Commercial Paper: -The commercial
papers are debt instruments which are issued by corporate houses for raising
short term financial resources from the money market. They are unsecured debts.
They are issued in the form of promissory notes. They are issued at discount.
Their face value is in multiple of Rs 5 lakhs. The minimum maturity of these
instruments is brought down from three months to 30 days and is further reduced to 15 days with effect from May
25th, 1998.
2.
Commercial Bills: -It is the most
common method to meet the credit needs of trade and industry. The bank can
rediscount the bills and are able to meet the short term liquidity
requirements. The maturity period of these bills is 90 days.
3.
Certificate of
deposits: -They are negotiable term deposit certificates issued by commercial
banks or financial institutions at discount, at par or at market rate. The
maturity periods of this instrument from 15
days to 1 year.
4.
Treasury Bills: -These bills are
in the nature of promissory notes. They are issued by the government at discount
for a fixed period not exceeding 1 year,
containing a promise to pay the amount stated to the bearers of the
instruments. The maturity period of bill is 182 days. These bills enjoy a high degree of liquidity.
5.
Government
securities: -The marketable debts issued by the government or semi-government
bodies which represent claims on the government are known as government
securities. These securities are issued by agencies such as central government,
state government, local self government such as municipalities, etc. these
investments are safest investments.
6.
Money market
mutual funds: -These are mutual funds that solely in money market instruments. They
are in the form of debts that mature in less than a year and are very liquid.

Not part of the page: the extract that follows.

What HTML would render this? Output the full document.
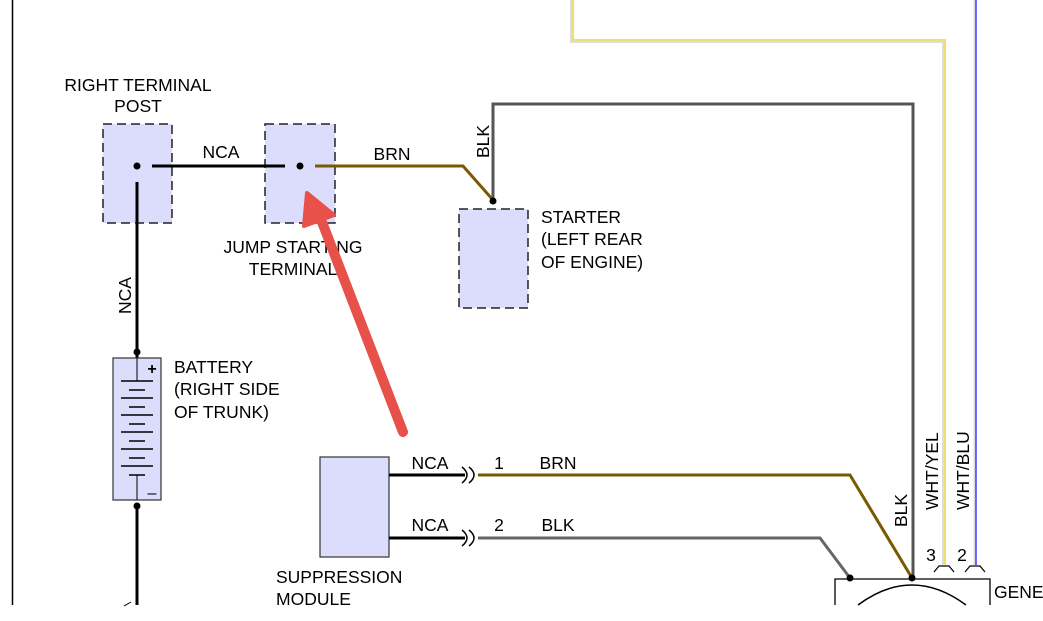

They are the safest and most secure of mutual funds investments.
7. Repo Rate: -It is the repurchase rate
which is also known as the official bank rate. The repo rate is the discounted
interest rate at which a central bank repurchases the government securities.
The partly borrowing the security is known as buyer and the lender is the
seller. It is the transaction which is carried by the central bank with the
commercial banks to reduce some of short term liquidity in the system.